From July 23, 1911
SURE SIGN OF WOMAN’S EMANCIPATION IN THE INCREASED SIZE OF HER SHOES: Because She Swims, Walks, Plays Golf and Tennis and Works for a Living, She Can No Longer Pose as Wasp-Waisted and Tiny-Footed. (PDF)
Shoe manufacturers don’t make small-sized shoes for women any more. They say women’s feet have grown bigger in the last fifteen or twenty years. Small feet, of course, are only comparative. A small foot for a woman twenty years ago was 2 or 2½. Now it is said that there are few if any 2 or 2½ feet of narrow width, say, AA or A.
All this was revealed at a fair that the shoe manufacturers of America held in Boston about a week ago. The leading manufacturers had exhibits there, and they had observed in turn that the demand for small-size shoes for women had been declining year by year until now it had practically passed out.

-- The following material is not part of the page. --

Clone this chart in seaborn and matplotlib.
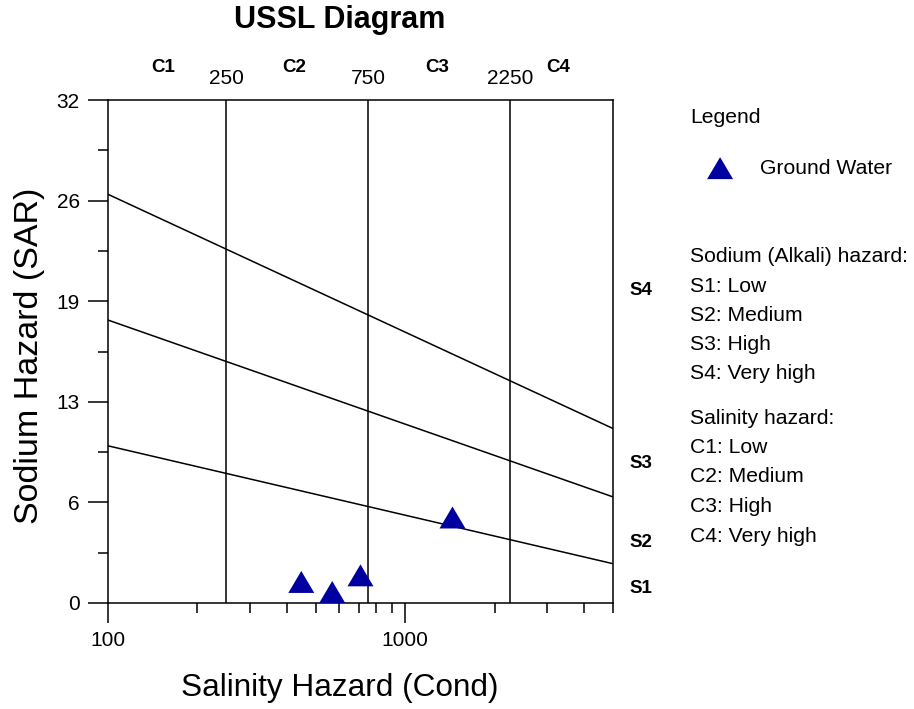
import matplotlib
matplotlib.use("Agg")
import matplotlib.pyplot as plt
import matplotlib.ticker as mticker
import matplotlib.transforms as mtransforms
import numpy as np
import pandas as pd
import seaborn as sns

# Ground water samples: conductivity (µS/cm) and sodium adsorption ratio
cond = [447, 568, 707, 1442]
sar = [1.34, 0.70, 1.76, 5.44]

# Salinity class boundaries (conductivity)
salinity_bounds = [250, 750, 2250]
salinity_bound_labels = ["250", "750", "2250"]
salinity_classes = ["C1", "C2", "C3", "C4"]
salinity_class_pos = [153, 423, 1282, 3275]

# Sodium class boundaries: SAR at conductivity 100 and 5000
bound_cond = [100, 5000]
s1_s2 = [10.0, 2.5]
s2_s3 = [18.0, 6.75]
s3_s4 = [26.0, 11.1]

sodium_classes = ["S1", "S2", "S3", "S4"]
sodium_class_pos = [0.95, 3.88, 8.9, 19.85]

y_ticks = [0, 6.4, 12.8, 19.2, 25.6, 32]
y_tick_labels = ["0", "6", "13", "19", "26", "32"]
y_minor = [3.2, 9.6, 16.0, 22.4, 28.8]
x_ticks = [100, 1000]
x_tick_labels = ["100", "1000"]

sodium_legend = ["Sodium (Alkali) hazard:", "S1: Low", "S2: Medium", "S3: High", "S4: Very high"]
salinity_legend = ["Salinity hazard:", "C1: Low", "C2: Medium", "C3: High", "C4: Very high"]

sns.set_theme(style="ticks")
plt.rcParams["font.family"] = ["Liberation Sans", "DejaVu Sans"]
plt.rcParams["axes.linewidth"] = 1.1
for key in ("text.color", "axes.labelcolor", "xtick.color", "ytick.color",
            "xtick.labelcolor", "ytick.labelcolor", "axes.edgecolor"):
    plt.rcParams[key] = "black"

W, H = 914, 709
fig = plt.figure(figsize=(W / 100, H / 100), dpi=100)
ax = fig.add_axes([108 / W, 1 - 603 / H, (613 - 108) / W, (603 - 100) / H])

ax.set_xscale("log")
ax.set_xlim(100, 5000)
ax.set_ylim(0, 32)

# class boundary lines
for bounds in (s1_s2, s2_s3, s3_s4):
    sns.lineplot(x=bound_cond, y=bounds, ax=ax, color="black", linewidth=1.1)
for b in salinity_bounds:
    ax.axvline(b, color="black", linewidth=1.1)

tri = [(-1, -0.846), (1, -0.846), (0, 0.846)]
df = pd.DataFrame({"cond": cond, "sar": sar})
sns.scatterplot(data=df, x="cond", y="sar", ax=ax, marker=tri, s=350,
                color="#0000A0", edgecolor="none", label="Ground Water", zorder=5)

# ticks
ax.set_xticks(x_ticks, labels=x_tick_labels)
ax.xaxis.set_minor_locator(mticker.LogLocator(base=10, subs=np.arange(2, 10)))
ax.xaxis.set_minor_formatter(mticker.NullFormatter())
ax.set_yticks(y_ticks, labels=y_tick_labels)
ax.set_yticks(y_minor, minor=True)
ax.tick_params(which="major", length=14.4, width=1.1, labelsize=15, pad=6, colors="black")
ax.tick_params(which="minor", length=7.2, width=1.1, colors="black")
ax.tick_params(top=False, right=False, which="both")

# top class labels
top = mtransforms.blended_transform_factory(ax.transData, ax.transAxes)
for lab, xpos in zip(salinity_classes, salinity_class_pos):
    ax.text(xpos, 1.0656, lab, transform=top, ha="center", va="center",
            fontsize=13.5, fontweight="bold")
for lab, xpos in zip(salinity_bound_labels, salinity_bounds):
    ax.text(xpos, 1.0437, lab, transform=top, ha="center", va="center", fontsize=15)

# right class labels
right = mtransforms.blended_transform_factory(ax.transAxes, ax.transData)
for lab, ypos in zip(sodium_classes, sodium_class_pos):
    ax.text(1.055, ypos, lab, transform=right, ha="center", va="center",
            fontsize=13.5, fontweight="bold")

title = ax.set_title("USSL Diagram", fontsize=22, fontweight="bold", pad=0,
                     x=(340 - 108) / 505, y=(603 - 20) / 503)
title.set_verticalalignment("center")
ax.set_xlabel("Salinity Hazard (Cond)", fontsize=22.7)
ax.xaxis.set_label_coords((340 - 108) / 505, -(688 - 603) / 503)
ax.xaxis.label.set_verticalalignment("center")
ax.set_ylabel("Sodium Hazard (SAR)", fontsize=24.5)
ax.yaxis.set_label_coords((30 - 108) / 505, (603 - 356) / 503)
ax.yaxis.label.set_verticalalignment("center")

leg = ax.legend(title="Legend", loc="upper left",
                bbox_to_anchor=(690 / W, 1 - 108 / H), bbox_transform=fig.transFigure,
                frameon=False, fontsize=15.2, title_fontsize=15.2, alignment="left",
                borderpad=0, borderaxespad=0, handlelength=2.85, handletextpad=0.47,
                labelspacing=1.5)

for i, t in enumerate(sodium_legend):
    fig.text(690 / W, 1 - (257 + i * 29.2) / H, t, ha="left", va="center", fontsize=15.2)
for i, t in enumerate(salinity_legend):
    fig.text(690 / W, 1 - (418 + i * 29.5) / H, t, ha="left", va="center", fontsize=15.2)

fig.savefig("out.png", dpi=100)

One had stopped making the small shoes for women altogether. Consulting his competitor at the fair, which is an annual event with the great manufacturers, he learned that his competitor was not making the old-time small sizes either. This led to a canvass and this astonishing fact was developed:
The average size of shoes that women wear to-day is 4 to 5, whereas the average size twenty years ago was 3 to 5. The No. 2 size in women’s shoes, not uncommon twenty years ago, and almost usual twenty years before that among fashionable ladies, had entirely disappeared.
According to a 2002 article in Slate, the average women’s shoe size had gone up to 5½ in the 1940s, a 6 in the ’60s, and a 7½ in the ’70s. In the ’80s it was 8 to 8½. The article says that “the best-selling sizes at Manolo Blahnik — the Holy Grail of the shoe-obsessed — are 7.5 to 8.”